# Chartered Accountants Anglo Investigation



## QED (20 Feb 2009)

The Chartered Accountants Regulatory Board (CARB) issued the following Press Release this morning. I haven't seen or heard this reported yet but I think it is a welcome development. -

Statement by the Chartered Accountants Regulatory Board
The Complaints Committee of the Chartered Accountants Regulatory Board (CARB), the
body established by the Institute of Chartered Accountants in Ireland (ICAI) to regulate
its members, has announced the appointment of Mr. John Purcell, former Comptroller
and Auditor General, as its Special Investigator into the issues concerning directors loans
and other matters at Anglo Irish Bank, to investigate possible breaches of ICAI Bye-Laws
and rules of professional conduct by its members/member firms and specifically:
(a) certain loans made by the Bank to Mr. Sean Fitzpatrick, a director of the Bank
(and a member of the Institute), and actions taken by him in relation to such loans
in the years prior to the disclosure of same by Mr. Fitzpatrick in 2008 and the
treatment of same in the financial statements of the Bank and the subsequent
resignations of Mr. Sean Fitzpatrick and Mr. David Drumm and Mr. William
McAteer, being two other directors of the Bank and each being a member of the
Institute; and
(b) the performance of the Bank’s auditors, Ernst & Young, a member firm of the
Institute, in connection with the audit of the accounts of the Bank in relation to the
said loans to Mr. Fitzpatrick in the years prior to the disclosure of same by Mr.
Fitzpatrick.
The appointment of a Special Investigator follows from the determination of the
Complaints Committee at its meeting in January 2009 that the issues under consideration
constituted a matter of public concern as per Bye-Law 71 of the ICAI Bye-Laws.
The Complaints Committee is considering separately the involvement of ICAI members
in issues raised concerning certain transactions between Anglo Irish Bank plc and
companies in the Irish Life and Permanent Group.


Ends


As a member of the ICAI, I think that the future of self regulation very much depends on the quality of this investigation and the sanctions imposed *IF* any breaches are uncovered.


----------



## Conan (20 Feb 2009)

I bet the Anglo 3 are really worried now. They might be thrown out of the Institute! Wow, the ultimate sanction. That will teach them.


----------



## QED (20 Feb 2009)

Conan said:


> I bet the Anglo 3 are really worried now. They might be thrown out of the Institute! Wow, the ultimate sanction. That will teach them.

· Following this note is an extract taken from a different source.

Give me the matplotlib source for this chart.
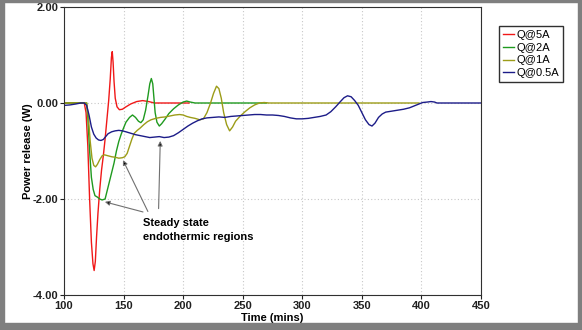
import matplotlib
matplotlib.use('Agg')
import matplotlib.pyplot as plt
from matplotlib.patches import Rectangle

plt.rcParams['font.family'] = ['Liberation Sans', 'DejaVu Sans']

# Q@5A
t_5a = [100, 117, 118.5, 120, 121.5, 123, 124.3, 125.3, 126.3, 127.3, 128.5, 130, 131.5, 133,
        134.5, 136, 137.5, 138.8, 139.8, 140.5, 141.2, 142, 143, 144.5, 146.5, 149, 152, 156,
        161, 166, 171, 176, 205]
q_5a = [0, 0, -0.2, -0.9, -2.0, -2.9, -3.35, -3.49, -3.3, -2.8, -2.3, -1.8, -1.4, -1.1,
        -0.75, -0.35, 0.05, 0.5, 0.95, 1.07, 0.85, 0.45, 0.1, -0.08, -0.14, -0.13, -0.08, -0.02,
        0.03, 0.05, 0.03, 0.0, 0.0]

# Q@2A
t_2a = [100, 119, 120, 121.5, 123, 124.5, 126, 128, 130, 132, 134.5, 136, 138, 140, 142, 144,
        146, 148, 150, 152, 155, 157.5, 160, 162.5, 164.5, 166.5, 168.5, 170.5, 172, 173.3,
        174.5, 175.5, 176.5, 178, 180, 182, 185, 188, 192, 196, 200, 203, 206, 210, 270]
q_2a = [0, 0, -0.3, -1.0, -1.55, -1.8, -1.93, -1.96, -2.0, -2.02, -2.0, -1.85, -1.65, -1.45,
        -1.25, -1.0, -0.8, -0.65, -0.52, -0.4, -0.3, -0.25, -0.3, -0.38, -0.41, -0.35, -0.15,
        0.15, 0.4, 0.51, 0.4, 0.1, -0.2, -0.4, -0.48, -0.43, -0.33, -0.22, -0.12, -0.04, 0.02,
        0.04, 0.02, 0.0, 0.0]

# Q@1A
t_1a = [100, 119, 120.5, 122, 123.5, 125, 126.5, 128, 130, 132, 134, 137, 140, 143, 146, 149,
        151, 153, 155, 157, 159, 161.5, 164, 167, 170, 173, 177, 181, 185, 189, 193, 197, 200,
        203, 206, 210, 214, 217, 220, 223, 225.5, 228, 230, 232, 234, 236.5, 239, 241.5, 244,
        248, 252, 256, 260, 264, 268, 272, 398]
q_1a = [0, 0, -0.3, -0.8, -1.15, -1.3, -1.33, -1.28, -1.18, -1.1, -1.08, -1.1, -1.12, -1.13,
        -1.15, -1.14, -1.12, -1.05, -0.9, -0.75, -0.63, -0.57, -0.52, -0.45, -0.39, -0.35,
        -0.32, -0.3, -0.29, -0.27, -0.25, -0.24, -0.25, -0.28, -0.3, -0.32, -0.35, -0.33, -0.2,
        0.0, 0.2, 0.35, 0.3, 0.1, -0.2, -0.45, -0.58, -0.5, -0.38, -0.27, -0.18, -0.1, -0.04,
        0.0, 0.01, 0.0, 0.0]

# Q@0.5A
t_05a = [100, 105, 110, 114, 117, 119, 121, 123, 125, 127, 129, 131, 133, 135, 137, 140, 143,
         146, 149, 152, 156, 160, 164, 168, 172, 176, 180, 184, 188, 192, 196, 200, 204, 208,
         212, 216, 220, 225, 230, 235, 240, 245, 250, 255, 260, 265, 270, 275, 280, 285, 290,
         295, 300, 305, 310, 315, 320, 324, 328, 332, 335, 338, 341, 344, 347, 350, 353, 356,
         358.5, 361, 364, 367, 370, 375, 380, 385, 390, 394, 398, 401, 405, 408, 411, 413, 450]
q_05a = [-0.05, -0.04, -0.02, 0.0, 0.0, -0.05, -0.25, -0.5, -0.65, -0.73, -0.77, -0.78, -0.76,
         -0.7, -0.64, -0.6, -0.58, -0.57, -0.58, -0.6, -0.63, -0.66, -0.68, -0.7, -0.72, -0.71,
         -0.7, -0.72, -0.71, -0.68, -0.62, -0.55, -0.48, -0.42, -0.37, -0.33, -0.31, -0.3,
         -0.29, -0.3, -0.28, -0.27, -0.26, -0.25, -0.24, -0.24, -0.25, -0.25, -0.26, -0.28,
         -0.31, -0.33, -0.33, -0.32, -0.3, -0.28, -0.25, -0.18, -0.08, 0.03, 0.11, 0.15, 0.13,
         0.05, -0.05, -0.2, -0.35, -0.45, -0.48, -0.42, -0.3, -0.23, -0.19, -0.17, -0.15, -0.13,
         -0.1, -0.06, -0.02, 0.01, 0.02, 0.03, 0.02, 0.0, 0.0]

labels = ['Q@5A', 'Q@2A', 'Q@1A', 'Q@0.5A']
colors = ['#f01818', '#1f9a1f', '#9c9c18', '#1c1c88']

x_ticks = [100, 150, 200, 250, 300, 350, 400, 450]
y_ticks = [2.0, 0.0, -2.0, -4.0]

# arrows: (head x, head y, tail x, tail y)
arrows = [(134.3, -2.06, 166.3, -2.27),
          (149.5, -1.19, 170.4, -2.26),
          (180.8, -0.79, 179.4, -2.2)]

W, H = 582, 330
fig = plt.figure(figsize=(W / 100, H / 100), dpi=100)
ax = fig.add_axes([64 / W, 1 - 295 / H, (481 - 64) / W, (295 - 7) / H])

series = [(t_5a, q_5a), (t_2a, q_2a), (t_1a, q_1a), (t_05a, q_05a)]
for (t, q), lab, c in zip(series, labels, colors):
    ax.plot(t, q, color=c, lw=1.0, label=lab)

ax.set_xlim(100, 450)
ax.set_ylim(-4, 2)
ax.set_xticks(x_ticks)
ax.set_yticks(y_ticks)
ax.set_yticklabels(['%0.2f' % v for v in y_ticks])
for lab in ax.get_xticklabels() + ax.get_yticklabels():
    lab.set_fontweight('bold')
ax.tick_params(direction='out', length=3, width=0.8, labelsize=8, pad=1, colors='#202020')
ax.grid(True, color='#c8c8c8', lw=0.8, linestyle=(0, (1, 2)))
for s in ax.spines.values():
    s.set_color('#303030')
    s.set_linewidth(0.8)

ax.set_xlabel('Time (mins)', fontsize=8, fontweight='bold', labelpad=2)
ax.set_ylabel('Power release (W)', fontsize=8, fontweight='bold')
ax.yaxis.set_label_coords(-0.075, 0.5)

for hx, hy, tx, ty in arrows:
    ax.annotate('', xy=(hx, hy), xytext=(tx, ty),
                arrowprops=dict(arrowstyle='-|>', fc='black', ec='#707070', lw=0.8,
                                mutation_scale=7, shrinkA=0, shrinkB=0))
ax.text(166.3, -2.40, 'Steady state\nendothermic regions', fontsize=8, fontweight='bold',
        ha='left', va='top', linespacing=1.45)

ax.legend(loc='upper left', bbox_to_anchor=(499 / W, 1 - 26 / H), bbox_transform=fig.transFigure,
          fontsize=8, handlelength=1.0, handletextpad=0.2, borderpad=0.35, labelspacing=0.25,
          borderaxespad=0, fancybox=False, framealpha=1, edgecolor='#303030')

# grey frame around the whole picture
grey = '#7f7f7f'
for x0, y0, w, h in [(0, 0, 4, H), (W - 4, 0, 4, H), (0, 0, W, 7), (0, H - 2, W, 2)]:
    fig.patches.append(Rectangle((x0 / W, y0 / H), w / W, h / H, transform=fig.transFigure,
                                 color=grey, zorder=10))

fig.savefig('out.png', dpi=100)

I actually do think that it would worry them. 



And also the reputation of Ernst and Young could be severely damaged (at least in ireland).


See also http://www.rte.ie/business/2009/0220/anglo2.html


----------



## foghorn (20 Feb 2009)

Frankly, does anyone feel the public are going to be *at all* convinced by a report from a self-regulatory body after the Financial Regulator fiasco?


----------



## QED (20 Feb 2009)

foghorn said:


> Frankly, does anyone feel the public are going to be *at all* convinced by a report from a self-regulatory body after the Financial Regulator fiasco?

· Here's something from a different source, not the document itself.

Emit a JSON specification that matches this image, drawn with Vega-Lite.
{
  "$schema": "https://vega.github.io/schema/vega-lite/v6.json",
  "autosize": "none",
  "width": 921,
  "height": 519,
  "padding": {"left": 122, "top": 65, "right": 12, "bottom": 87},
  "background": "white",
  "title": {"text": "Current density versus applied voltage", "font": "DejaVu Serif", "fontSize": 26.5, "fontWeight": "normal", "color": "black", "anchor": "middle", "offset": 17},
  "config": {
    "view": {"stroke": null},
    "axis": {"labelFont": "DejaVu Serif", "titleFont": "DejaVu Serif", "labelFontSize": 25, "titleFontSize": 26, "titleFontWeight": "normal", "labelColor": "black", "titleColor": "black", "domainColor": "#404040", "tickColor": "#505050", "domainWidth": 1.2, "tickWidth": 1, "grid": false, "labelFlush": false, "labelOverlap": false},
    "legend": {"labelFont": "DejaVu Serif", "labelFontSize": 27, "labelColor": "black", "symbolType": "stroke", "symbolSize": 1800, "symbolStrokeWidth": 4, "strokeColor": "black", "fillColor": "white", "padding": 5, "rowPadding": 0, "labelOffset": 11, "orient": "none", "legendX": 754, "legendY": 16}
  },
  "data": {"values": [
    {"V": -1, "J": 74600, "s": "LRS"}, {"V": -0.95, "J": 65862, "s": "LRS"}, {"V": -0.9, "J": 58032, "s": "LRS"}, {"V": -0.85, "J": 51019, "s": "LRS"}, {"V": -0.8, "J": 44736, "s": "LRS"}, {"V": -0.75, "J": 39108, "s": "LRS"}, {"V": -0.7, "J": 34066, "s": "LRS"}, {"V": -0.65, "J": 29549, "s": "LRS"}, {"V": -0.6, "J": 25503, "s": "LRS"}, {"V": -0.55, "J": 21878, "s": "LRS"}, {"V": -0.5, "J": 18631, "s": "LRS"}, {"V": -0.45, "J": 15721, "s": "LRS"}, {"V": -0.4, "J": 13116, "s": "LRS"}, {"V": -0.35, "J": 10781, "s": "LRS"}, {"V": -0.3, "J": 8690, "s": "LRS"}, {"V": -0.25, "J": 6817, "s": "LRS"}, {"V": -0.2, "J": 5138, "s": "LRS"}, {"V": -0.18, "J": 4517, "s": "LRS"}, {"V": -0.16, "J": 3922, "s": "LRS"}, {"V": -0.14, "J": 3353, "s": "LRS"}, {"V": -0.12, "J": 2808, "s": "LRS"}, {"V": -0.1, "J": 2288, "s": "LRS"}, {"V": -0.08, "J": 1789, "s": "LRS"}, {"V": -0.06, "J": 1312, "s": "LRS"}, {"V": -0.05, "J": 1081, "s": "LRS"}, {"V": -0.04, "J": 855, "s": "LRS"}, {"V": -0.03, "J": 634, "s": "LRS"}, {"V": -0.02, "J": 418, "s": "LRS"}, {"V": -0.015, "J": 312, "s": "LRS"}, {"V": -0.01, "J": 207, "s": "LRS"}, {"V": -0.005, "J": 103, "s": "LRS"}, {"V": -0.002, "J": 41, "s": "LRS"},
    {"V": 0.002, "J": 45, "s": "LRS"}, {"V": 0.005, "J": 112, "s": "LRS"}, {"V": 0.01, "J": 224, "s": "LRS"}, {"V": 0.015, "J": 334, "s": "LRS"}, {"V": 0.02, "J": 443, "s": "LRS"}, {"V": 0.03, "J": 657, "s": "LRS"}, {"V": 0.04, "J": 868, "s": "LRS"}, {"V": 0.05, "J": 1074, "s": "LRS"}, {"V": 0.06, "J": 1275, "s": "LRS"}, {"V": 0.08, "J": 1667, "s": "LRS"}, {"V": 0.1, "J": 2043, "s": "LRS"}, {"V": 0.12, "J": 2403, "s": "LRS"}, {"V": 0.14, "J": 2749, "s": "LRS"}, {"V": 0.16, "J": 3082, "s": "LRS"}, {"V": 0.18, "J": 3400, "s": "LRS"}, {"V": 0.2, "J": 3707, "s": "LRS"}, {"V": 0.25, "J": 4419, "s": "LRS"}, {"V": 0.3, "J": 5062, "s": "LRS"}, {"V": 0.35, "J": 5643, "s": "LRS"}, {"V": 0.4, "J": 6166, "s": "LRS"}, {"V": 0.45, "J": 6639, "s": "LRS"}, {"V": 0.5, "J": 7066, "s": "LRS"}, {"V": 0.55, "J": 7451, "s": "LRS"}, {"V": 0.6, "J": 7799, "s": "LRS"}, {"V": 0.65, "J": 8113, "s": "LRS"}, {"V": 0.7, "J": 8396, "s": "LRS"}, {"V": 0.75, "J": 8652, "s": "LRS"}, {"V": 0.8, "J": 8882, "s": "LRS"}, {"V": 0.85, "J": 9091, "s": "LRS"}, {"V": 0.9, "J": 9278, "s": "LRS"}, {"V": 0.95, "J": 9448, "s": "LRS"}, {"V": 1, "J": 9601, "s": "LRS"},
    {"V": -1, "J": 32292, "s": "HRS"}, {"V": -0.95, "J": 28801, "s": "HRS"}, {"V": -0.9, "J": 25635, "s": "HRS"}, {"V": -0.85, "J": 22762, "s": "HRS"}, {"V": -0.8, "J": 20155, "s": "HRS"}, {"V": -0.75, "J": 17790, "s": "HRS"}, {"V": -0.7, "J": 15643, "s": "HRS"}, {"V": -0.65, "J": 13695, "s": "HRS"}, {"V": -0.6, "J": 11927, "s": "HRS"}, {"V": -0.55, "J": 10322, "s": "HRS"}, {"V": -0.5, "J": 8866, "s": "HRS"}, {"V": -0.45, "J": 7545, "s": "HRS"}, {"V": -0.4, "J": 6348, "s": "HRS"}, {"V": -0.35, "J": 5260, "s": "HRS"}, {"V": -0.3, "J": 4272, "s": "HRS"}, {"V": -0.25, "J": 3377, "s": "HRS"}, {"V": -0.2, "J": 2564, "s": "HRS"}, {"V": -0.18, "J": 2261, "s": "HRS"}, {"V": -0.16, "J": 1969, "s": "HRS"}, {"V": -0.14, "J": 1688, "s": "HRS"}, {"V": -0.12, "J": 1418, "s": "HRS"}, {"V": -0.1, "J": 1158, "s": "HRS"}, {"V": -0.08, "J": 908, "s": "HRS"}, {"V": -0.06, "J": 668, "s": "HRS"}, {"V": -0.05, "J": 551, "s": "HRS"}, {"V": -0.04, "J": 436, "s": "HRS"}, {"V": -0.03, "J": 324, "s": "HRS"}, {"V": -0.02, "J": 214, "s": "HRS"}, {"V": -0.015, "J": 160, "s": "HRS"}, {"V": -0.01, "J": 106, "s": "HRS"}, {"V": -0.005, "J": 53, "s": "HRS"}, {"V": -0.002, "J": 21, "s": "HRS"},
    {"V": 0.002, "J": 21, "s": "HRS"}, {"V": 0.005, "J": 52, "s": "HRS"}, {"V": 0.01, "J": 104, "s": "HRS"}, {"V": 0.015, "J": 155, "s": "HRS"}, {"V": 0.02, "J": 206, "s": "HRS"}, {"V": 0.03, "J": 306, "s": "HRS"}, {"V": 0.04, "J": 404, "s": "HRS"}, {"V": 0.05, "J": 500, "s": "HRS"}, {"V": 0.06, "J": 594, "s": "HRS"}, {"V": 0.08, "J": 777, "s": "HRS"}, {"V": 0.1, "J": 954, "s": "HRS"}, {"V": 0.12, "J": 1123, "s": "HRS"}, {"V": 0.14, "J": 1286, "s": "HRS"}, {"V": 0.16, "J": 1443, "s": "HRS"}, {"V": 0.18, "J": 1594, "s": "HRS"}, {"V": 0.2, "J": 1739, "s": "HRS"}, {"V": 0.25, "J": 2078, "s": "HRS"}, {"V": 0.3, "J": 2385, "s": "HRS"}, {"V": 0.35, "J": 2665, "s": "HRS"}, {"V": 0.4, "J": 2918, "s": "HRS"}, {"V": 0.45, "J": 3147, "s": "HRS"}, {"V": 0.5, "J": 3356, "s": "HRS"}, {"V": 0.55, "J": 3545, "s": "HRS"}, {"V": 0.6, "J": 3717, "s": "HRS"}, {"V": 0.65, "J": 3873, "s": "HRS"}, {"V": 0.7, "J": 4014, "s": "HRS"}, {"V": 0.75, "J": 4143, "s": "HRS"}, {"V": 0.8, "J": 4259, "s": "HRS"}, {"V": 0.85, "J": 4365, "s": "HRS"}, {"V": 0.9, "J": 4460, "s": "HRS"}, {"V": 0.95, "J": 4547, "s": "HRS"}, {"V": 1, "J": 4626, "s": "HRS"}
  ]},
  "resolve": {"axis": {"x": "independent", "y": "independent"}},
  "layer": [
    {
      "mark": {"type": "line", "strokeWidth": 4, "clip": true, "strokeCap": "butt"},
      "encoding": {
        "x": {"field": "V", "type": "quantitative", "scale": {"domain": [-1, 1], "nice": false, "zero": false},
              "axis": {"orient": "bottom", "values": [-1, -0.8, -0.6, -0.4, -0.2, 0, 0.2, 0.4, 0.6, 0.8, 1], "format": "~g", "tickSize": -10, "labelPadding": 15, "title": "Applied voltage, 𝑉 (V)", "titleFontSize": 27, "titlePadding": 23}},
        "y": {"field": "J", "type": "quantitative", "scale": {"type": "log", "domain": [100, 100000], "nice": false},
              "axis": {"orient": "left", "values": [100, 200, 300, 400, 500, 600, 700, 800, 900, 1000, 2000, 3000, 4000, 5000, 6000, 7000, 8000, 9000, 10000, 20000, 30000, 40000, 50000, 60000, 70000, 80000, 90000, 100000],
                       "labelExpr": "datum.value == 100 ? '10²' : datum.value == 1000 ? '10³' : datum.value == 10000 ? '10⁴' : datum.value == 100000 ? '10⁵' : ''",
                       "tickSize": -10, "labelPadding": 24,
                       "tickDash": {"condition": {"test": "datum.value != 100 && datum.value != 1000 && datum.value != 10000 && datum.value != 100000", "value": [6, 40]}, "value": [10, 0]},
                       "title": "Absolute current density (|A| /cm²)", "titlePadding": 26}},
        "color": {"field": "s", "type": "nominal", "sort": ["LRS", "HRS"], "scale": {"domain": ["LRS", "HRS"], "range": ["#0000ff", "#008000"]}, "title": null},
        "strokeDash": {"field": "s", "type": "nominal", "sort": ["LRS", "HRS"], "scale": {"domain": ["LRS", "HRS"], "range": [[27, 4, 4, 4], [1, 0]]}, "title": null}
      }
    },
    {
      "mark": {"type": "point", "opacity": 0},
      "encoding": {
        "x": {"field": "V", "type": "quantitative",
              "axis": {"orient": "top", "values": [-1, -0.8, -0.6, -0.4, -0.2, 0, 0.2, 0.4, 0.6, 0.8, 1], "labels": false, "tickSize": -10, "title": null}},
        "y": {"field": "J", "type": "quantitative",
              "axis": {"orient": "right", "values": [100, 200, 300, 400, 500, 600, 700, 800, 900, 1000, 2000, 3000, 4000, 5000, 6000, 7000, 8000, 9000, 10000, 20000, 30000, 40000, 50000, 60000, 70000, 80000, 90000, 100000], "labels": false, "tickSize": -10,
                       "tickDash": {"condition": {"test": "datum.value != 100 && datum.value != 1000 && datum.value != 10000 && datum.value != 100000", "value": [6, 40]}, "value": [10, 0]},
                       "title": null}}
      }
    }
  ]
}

It will be very difficult - But it could work if the process is seen to be fair and objective and there are real sanctions for breaking the rules.

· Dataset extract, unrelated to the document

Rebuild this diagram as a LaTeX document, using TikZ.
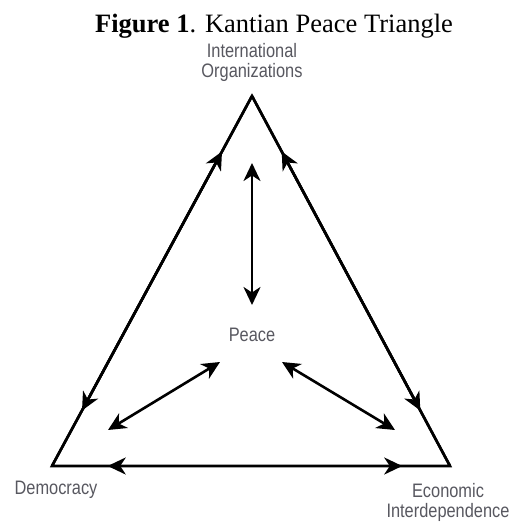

What we don't need is a wishy-washy report blaming 'procedures' and hiding behind 'Legal advice' etc. - we need names and details of exactly what went wrong. But will we get this ??


----------



## jquinn (20 Feb 2009)

Careful - if we shout too loudly we could end up with another tribunal


----------



## VOR (20 Feb 2009)

This is to be welcomed. 
I would like to see the Law Society look in to the actions of the solicitors who allowed the bank to use its assets to give an undertaking for loans to Sean F.


----------



## hopalong (21 Feb 2009)

does anyone know how much the loans were to the directors who resigned from anglo other than fitzpatrick.


----------



## Bronte (23 Feb 2009)

QED said:


> As a member of the ICAI, I think that the future of self regulation very much depends on the quality of this investigation and the sanctions imposed *IF* any breaches are uncovered.


 
Self regulation AGAIN, that's really scary.  What sanctions would they impose?  Rap on knuckes, don't do it again and here's your golden handshake and for the public - we've looked into it, they were bold boys, we've punished them and it won't happen again.


----------



## foghorn (23 Feb 2009)

QED said:


> It will be very difficult - But it could work if the process is seen to be fair and objective and there are real sanctions for breaking the rules.
> 
> 
> What we don't need is a wishy-washy report blaming 'procedures' and hiding behind 'Legal advice' etc. - we need names and details of exactly what went wrong. But will we get this ??


 
Self regulation doesn't work. End of. Members of golden circles aren't going to punish their golfing buddies more than giving them a symbolic rap on the knuckles.


----------



## Sunny (23 Feb 2009)

Their powers are limited but it is still a welcome step. For example publically announcing that you are investigating the role of one of the big 4 in the form of Ernst & Young is not something that these bodies take lightly and is potentially very embarassing for Ernst & Young.


----------



## Sunny (23 Feb 2009)

sorry


----------



## Mpsox (23 Feb 2009)

foghorn said:


> Self regulation doesn't work. End of. Members of golden circles aren't going to punish their golfing buddies more than giving them a symbolic rap on the knuckles.


 
I did hear on the news last week that the institute could fine them up to €30k, don't know if that is correct or not

However, a negative finding on Earnst and Young could possibly have ramifications for any law suits bought on Anglo as a result of all of this


----------